Leave the AFSPA be for the time being. Alongside the extension of DAA and therefore the AFSPA, the government also in the same breath declared a revised surrender and rehabilitation policy, the main features of which are hikes in the allowances of insurgents who decide to give up arms and come in the fold of the government. This quite obviously is an overt adoption of the classic carrot and stick strategy of a coercive state in handling radical dissents. Probably it has worked in tackling common criminals, but when it comes to ideologically driven insurrections, everybody has seen how abjectly this has failed repeatedly. For indeed, surrender and rehabilitation packages have been around for decades, and at best all they managed was to wean away the fringe elements within insurgent organisations, or else cause splintering of weaker groups. The core of the insurrection however has always managed to remain intact, or at worst, left with some bruises to attend to. If this core were to deplete, it will be on account of the insurgents losing their support bases, which today probably is a serious worry for them, given the changing paradigms of state, nationhood and even identity. In the decades that have gone by, surrender policies of government after governments have failed precisely because they have paid little attention to the passions that drive and keep alive the core of insurgency, and approached the issue as if they were dealing with petty criminals who can be appeased with offers of money and petty job opportunities.

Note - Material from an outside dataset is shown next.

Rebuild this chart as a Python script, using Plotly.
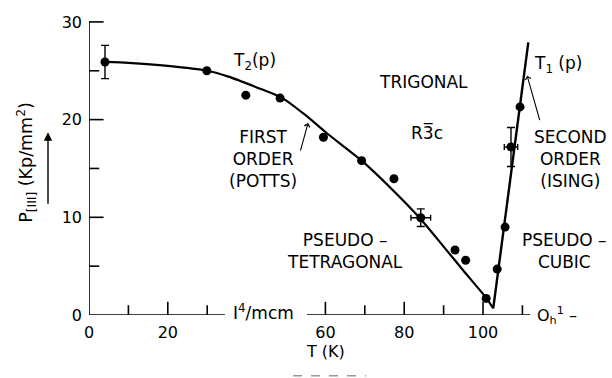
import plotly.graph_objects as go

# ---------------- data ----------------
# measured points: temperature T (K), pressure P (Kp/mm^2), error bars
T_pts = [4.06, 29.9, 39.8, 48.5, 59.5, 69.2, 77.4, 84.2, 92.9, 95.6, 100.8, 103.6, 105.6, 107.1, 109.4]
P_pts = [25.9, 25.0, 22.5, 22.2, 18.2, 15.8, 13.95, 9.96, 6.65, 5.6, 1.7, 4.7, 9.0, 17.2, 21.3]
T_err = [0, 0, 0, 0, 0, 0, 0, 2.5, 0, 0, 0, 0, 0, 1.7, 0]
P_err = [1.7, 0, 0, 0, 0, 0, 0, 0.9, 0, 0, 0, 0, 0, 2.0, 0]

# first-order (Potts) line T2(p)
T2_T = [4.06, 10, 20, 30, 35.4, 43.8, 48.9, 54.8, 60.7, 69.2, 77.2, 84.0, 90, 95, 100.9, 102.6]
T2_P = [25.9, 25.8, 25.5, 25.0, 24.4, 23.1, 22.25, 20.5, 18.5, 15.8, 12.75, 9.9, 7.0, 4.55, 1.7, 0.68]

# second-order (Ising) line T1(p)
T1_T = [102.6, 111.5]
T1_P = [0.68, 27.9]

# axis ticks
x_tick_labels = [0, 20, 60, 80, 100]
x_major_ticks = [20, 60, 80, 100]
x_minor_ticks = [10, 30, 70, 90, 110]
x_axis_segments = [(0, 34.5), (55.3, 112)]
y_tick_labels = [0, 10, 20, 30]
y_major_ticks = [10, 20, 30]
y_minor_ticks = [5, 15, 25]

FONT = "DejaVu Sans"
BLACK = "black"

fig = go.Figure()

fig.add_trace(go.Scatter(x=T2_T, y=T2_P, mode="lines",
                         line=dict(color=BLACK, width=2.2, shape="spline", smoothing=0.6),
                         cliponaxis=False, hoverinfo="skip"))
fig.add_trace(go.Scatter(x=T1_T, y=T1_P, mode="lines",
                         line=dict(color=BLACK, width=2.4),
                         cliponaxis=False, hoverinfo="skip"))
fig.add_trace(go.Scatter(
    x=T_pts, y=P_pts, mode="markers",
    marker=dict(color=BLACK, size=9),
    error_x=dict(type="data", array=T_err, color=BLACK, thickness=1.4, width=3),
    error_y=dict(type="data", array=P_err, color=BLACK, thickness=1.4, width=4),
    cliponaxis=False))

shapes = []
line_style = dict(color=BLACK, width=1.6)
# y axis line
shapes.append(dict(type="line", xref="x", yref="y", x0=0, x1=0, y0=0, y1=30, line=line_style))
# x axis segments
for a, b in x_axis_segments:
    shapes.append(dict(type="line", xref="x", yref="y", x0=a, x1=b, y0=0, y1=0, line=line_style))
for t in x_major_ticks:
    shapes.append(dict(type="line", xref="x", yref="y", x0=t, x1=t, y0=0, y1=1.35, line=line_style))
for t in x_minor_ticks:
    shapes.append(dict(type="line", xref="x", yref="y", x0=t, x1=t, y0=0, y1=1.0, line=line_style))
for p in y_major_ticks:
    shapes.append(dict(type="line", xref="x", yref="y", x0=0, x1=3.7, y0=p, y1=p, line=line_style))
for p in y_minor_ticks:
    shapes.append(dict(type="line", xref="x", yref="y", x0=0, x1=2.6, y0=p, y1=p, line=line_style))
# dashed arrow under T (K)
shapes.append(dict(type="line", xref="paper", yref="paper", x0=(293 - 89) / 513, x1=(366 - 89) / 513,
                   y0=-0.199, y1=-0.199, line=dict(color="#999999", width=1.5, dash="dash")))

f17 = dict(family=FONT, size=17, color=BLACK)
f16 = dict(family=FONT, size=16, color=BLACK)

annotations = [
    dict(x=42, y=25.9, text="T<sub>2</sub>(p)", showarrow=False, font=f17),
    dict(x=119, y=25.6, text="T<sub>1</sub> (p)", showarrow=False, font=f17),
    dict(x=85, y=23.9, text="TRIGONAL", showarrow=False, font=f17),
    dict(x=85.8, y=18.7, text="R3\u0305c", showarrow=False, font=f17),
    dict(x=44.2, y=16.0, text="FIRST<br>ORDER<br>(POTTS)", showarrow=False, font=f17),
    dict(x=122.2, y=16.0, text="SECOND<br>ORDER<br>(ISING)", showarrow=False, font=f17),
    dict(x=65.0, y=6.6, text="PSEUDO \u2013<br>TETRAGONAL", showarrow=False, font=f17),
    dict(x=120.8, y=6.6, text="PSEUDO \u2013<br>CUBIC", showarrow=False, font=f17),
    dict(x=44.2, y=0.3, text="I<sup>4</sup>/mcm", showarrow=False,
         font=dict(family=FONT, size=17, color=BLACK), bgcolor="white"),
    dict(x=118.8, y=0.0, text="O<sub>h</sub><sup>1</sup> \u2013", showarrow=False, font=f16),
    dict(xref="paper", yref="paper", x=(325 - 89) / 513, y=-0.157, text="T (K)",
         showarrow=False, font=f16),
    # arrows
    dict(x=55.6, y=19.65, ax=-8, ay=29, text="", showarrow=True, arrowhead=4,
         arrowsize=1, arrowwidth=1.1, arrowcolor=BLACK),
    dict(x=111.2, y=24.5, ax=13, ay=46, text="", showarrow=True, arrowhead=4,
         arrowsize=1, arrowwidth=1.1, arrowcolor=BLACK),
    dict(xref="paper", yref="y", x=(48 - 89) / 513, y=18.7, ax=0, ay=73, text="",
         showarrow=True, arrowhead=2, arrowsize=1.2, arrowwidth=1.4, arrowcolor=BLACK),
]

fig.update_layout(
    width=612, height=378,
    margin=dict(l=89, r=10, t=10, b=63),
    paper_bgcolor="white", plot_bgcolor="white",
    showlegend=False,
    shapes=shapes, annotations=annotations,
    xaxis=dict(range=[0, 130.2], tickvals=x_tick_labels, ticktext=[str(v) for v in x_tick_labels],
               showgrid=False, zeroline=False, showline=False, ticks="", automargin=False,
               tickfont=f16, ticklabelstandoff=6),
    yaxis=dict(range=[0, 31.22], tickvals=y_tick_labels, ticktext=[str(v) for v in y_tick_labels],
               showgrid=False, zeroline=False, showline=False, ticks="", automargin=False,
               tickfont=f16, ticklabelstandoff=6,
               title=dict(text="P<sub>[III]</sub> (Kp/mm<sup>2</sup>)",
                          font=dict(family=FONT, size=17.5, color=BLACK), standoff=24)),
)

fig.write_html("out.html", config={"displayModeBar": False},
               post_script="document.body.style.margin='0';document.body.style.overflow='hidden';")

The government should instead make the effort to think out of the box. It could for instance find out why past surrender policies all failed and learn from these failures and make amends. It should also study peace initiatives elsewhere in the world, some successful and some not so, and learn from both to model its own conflict resolution strategies. Other than the cheap thrills of capturing newspaper headlines “surrender packages” have never delivered and probably never will when it comes to insurgencies. What probably can work are offers for engagement on respectable and honourable terms. The Naga peace talk in this sense is an innovation. It may not work for along the way, many unseen hurdles and many more known but previously ignored compulsions of geography and ethnic relations have cropped up. However, even if this does not work, it would still not amount to a surrender. The government’s offer to other insurgent groups should be similarly designed. There should be no preconditions, and whatever solution is reached would be solely on the engagement during the negotiation process. As a start, we suggest the government to avoid the word “surrender” in future peace initiatives and offers to insurgent organisations it hopes to bring to the negotiating table.